Mahmut Derviş’in Selîm Berekat’a ithafen yazdığı “Kürdün Fırtınadan Başka Nasibi Yoktur” şiirinden yıllar önce bir arkadaşım bahsetmişti. Selîm Berekat’ın ismini ilk o zaman duydum. Selîm Berekat Rojavalı bir yazar. Kamişlo doğumlu. Arapça yazıyor. Roman, şiir ve öykü yazan ve kitapları çok sayıda yabancı dile çevrilmiş bir yazar. Rojava, Kobanê… Son iki yıldır Rojava dünyanın ve hepimizin gündeminde olan bir yer. Orada canları pahasına mücadele verenler var ve yeni bir yaşam inşa ediyorlar. Ve kendi adıma onların bu mücadelesini gıptayla izliyorum. Rojava’yı hep haber düzeyinde takip ettik. Bir coğrafyanın ruhunu ve insanını en iyi oranın sanatı ve edebiyatı anlatır. Selîm Berekat’ın bu eseriyle Rojava’nın edebiyatına bakabiliriz.
Sonrasında gelecek olan kitaplar hangileri?

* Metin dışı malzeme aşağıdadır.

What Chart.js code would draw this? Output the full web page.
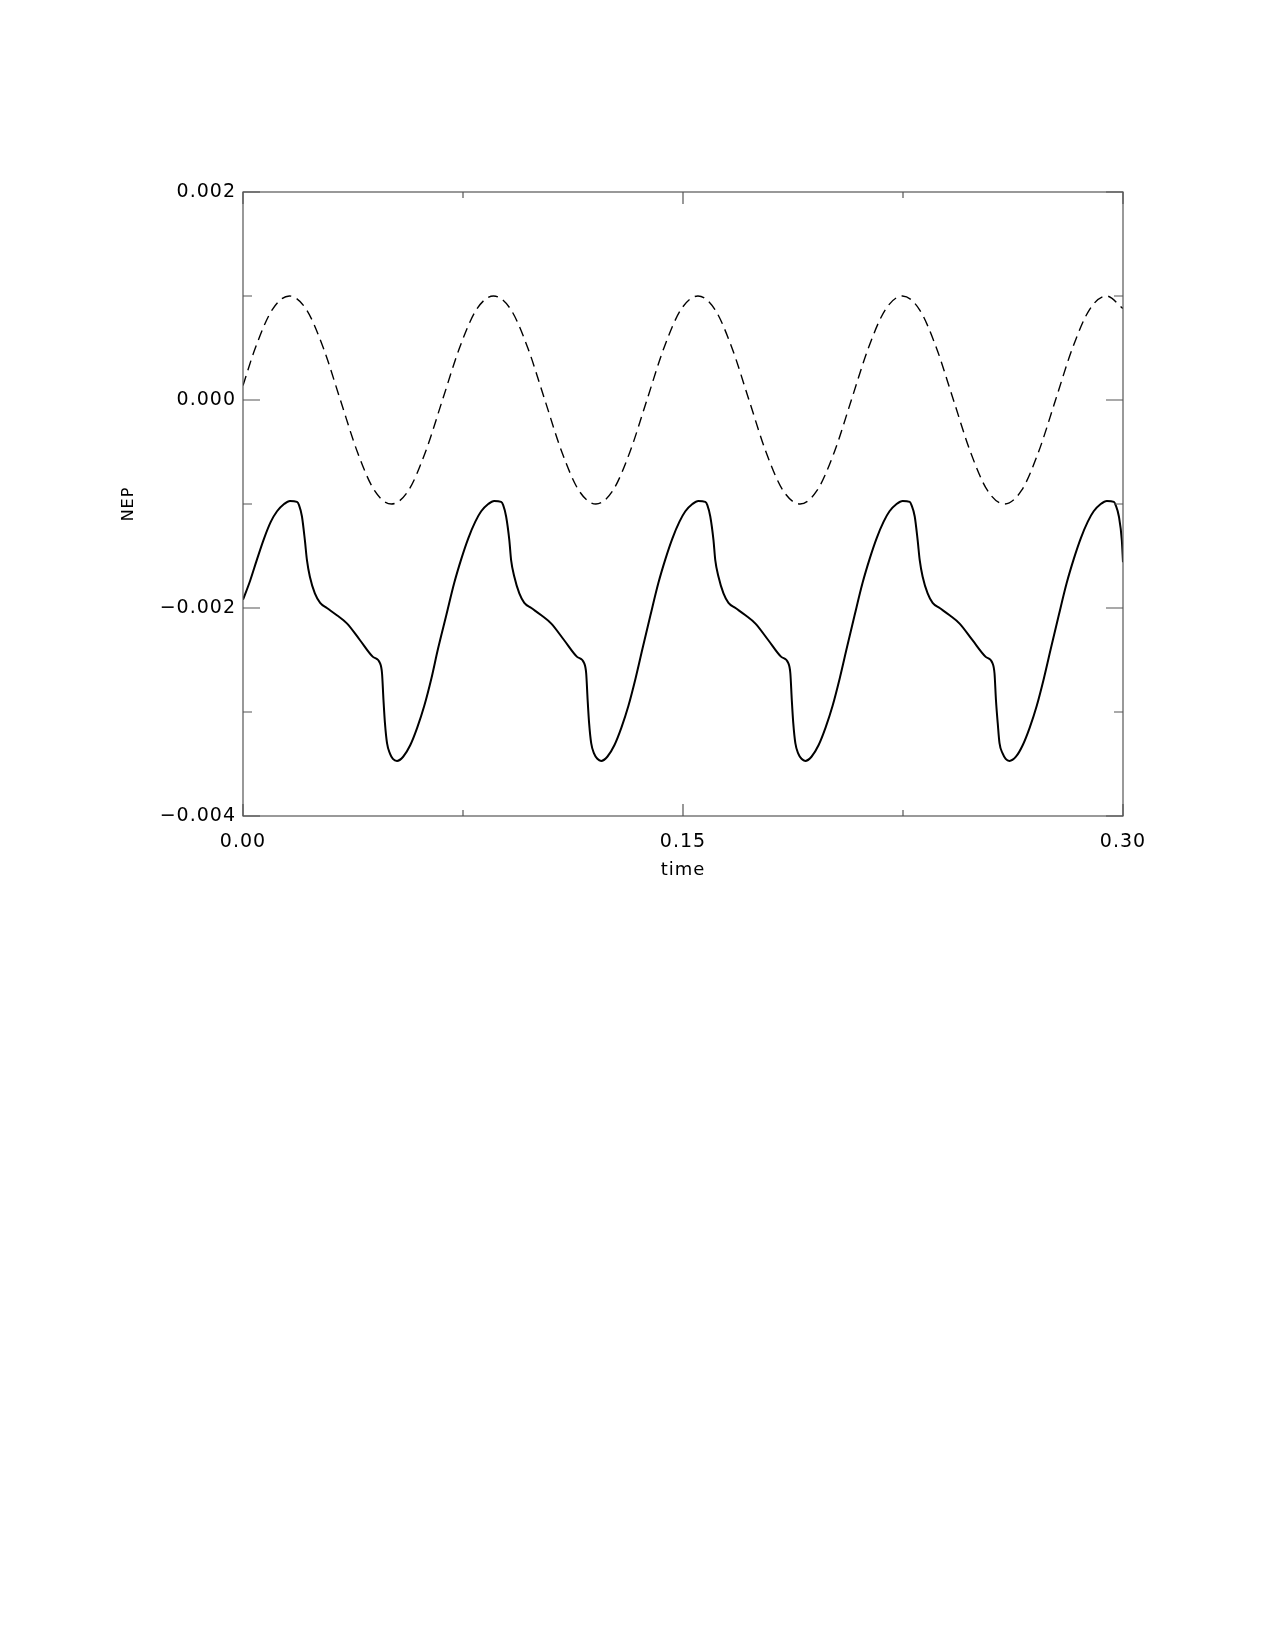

Fransızcadan, Almancadan, İngilizceden, Farsçadan, Rusçadan, Yunancadan ve daha birçok dilden çeviriler yapmayı hedefliyoruz. Sherko Fatah’ın Im Grenzland romanının Almancadan Kürtçeye çevrisi bitmek üzere. Fransızca yazan, Mallarmé Şiir Ödülü dahil çok sayıda ödüller alan Şeyhmus Dağtekin’in A la source, la nuit adlı romanı Fransızcadan Kürtçeye çevriliyor. Yine Cemil Turan’ın Yunancadan Türkçeye çevrilen Kurdun Gözü romanının çevirisi bitti, şimdi romanın Kürtçe çevirisini bekliyoruz.
Biri bana Alman edebiyatı ile ilgili bir şeyler sorsa bilirim, üç beş yazar sayarım en azından ama mesela Kürt edebiyatından örnek veremem… Sence bilmek de istemedik mi acaba? Bu kadar bir arada iken…
Bence bilmemizi de istemediler. Ve belki de bilmek istemedik. Şu an bile bilmeyi isteyen çok kişi yok maalesef. Ehmedê Xanî’nin Mem û Zin eseri ciltli güzel bir şekilde Türkçe okurunun okuyabileceği şekilde Türkçe kitaplar basan bir yayınevinde çıkabilirdi. Bu eser YKY’nin Kazım Taşkent serisine çok yakışırdı. Fakat bunu yayımlayan kimse olmadı, en son, devlet bu eseri Kürtçe bilmeyen bir hocaya çevirtip yayımladı. Tabii bu çeviride o kadar çok hata vardı ki Prof. Dr. Kadri Yıldırım bu hatalardan yola çıkarak bir kitap bile yayımladı. Geçmişe bakarak böyle oldu şöyle oldu diyerek gerçekten kaçamayız. Bir şekilde yüzleşmemiz gerekir. Maalesef şu an bile ülkemizde sırf Kürtlerle savaşıyor diye IŞİD’i tutan ve ona sempati duyan çok insan var.
Sen Kürt kökenli bir yazar olarak Türk Edebiyatı yazarları arasında geçiyorsun mesela…
Sarı Kitaplar dizisindeki yazarlarla akrabayım. Onlara olan merakım belki de akrabalarıma olan özlemimdir. Ben de onlar gibi dilinden sürgün edilen bir yazarım.